Article 18 of the 1948 Universal Declaration of Human Rights says “Everyone has the right to freedom of thought, conscience or religion; this right includes freedom to change his religion or belief, and freedom . . . to manifest his religion or belief in teaching, practice, worship and observance.” The UN Human Rights Council has clarified that this covers all believers and non-believers, however they describe themselves.
Matt Cherry further explained that this is not a right for religions, cultures or nations but, rather, for individuals. It does not privilege religious believers over the nonreligious; it does (explicitly) include the right to leave a religion (“apostasy” – punished by death in some countries) – and the right to criticize religion (“blasphemy”) – even to insult God (which Cherry called the ultimate victimless crime).
All well and good. But since 1999, the UN’s Islamic group has been pushing to outlaw “defamation of religion,” including “negative projection of Islam in the media.” The effort was accelerated by the 2005 Danish cartoon affair, and in annual votes, has gained large majorities in both the UN General Assembly and in the Human Rights Council. However, those were non-binding resolutions, not covenants with the force of law, which seemed to elude proponents.
Cherry argued that this proposal, which amounts to a blasphemy law, is conceptually defective from a legal standpoint, since “defamation” can only apply to living people harmed by falsehood. And, he said, it actually violates freedom of religion, which has prompted many religious interests to oppose it.
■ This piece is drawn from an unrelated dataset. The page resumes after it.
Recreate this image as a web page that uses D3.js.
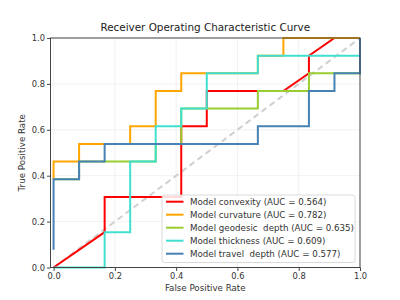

After all, the dogmas of any religion constitute blasphemy in relation to the dogmas of any other; hence the doctrine under consideration could actually be used to suppress any religious expression.
The resolution has been consistently opposed by the U.S. (we can be proud of our country), and over time, the votes in its favor have narrowed. In 2010, the U.S. joined with Pakistan to offer a rather different approach, a resolution to combat intolerance based on religion or belief, religious stereotyping, etc., and outlawing only “incitement to imminent violence.” This resolution passed unanimously, and the “defamation of religion” effort was dropped.
But, lest we think this battle has been completely won, an IHEU publication distributed by Matt contains a sobering account of a recent prosecution in Denmark – yes, Denmark!! – of Lars Hedegaard (President of the Danish Free Press Society) for insulting Muslims – under Denmark’s Article 266b, criminalizing public statements by which a group of people are “threatened, insulted or degraded.” The prosecution was not even deterred by the fact that Hedegaard’s remarks were actually made in private, in his own home! His eloquent final statement is transcribed – Hedegaard explains that he was criticizing some barbaric Muslim practices like “honor killings” – while, ironically, Muslims themselves can publicly advocate such awfulness with legal impunity.
Hedegaard was convicted. He is appealing.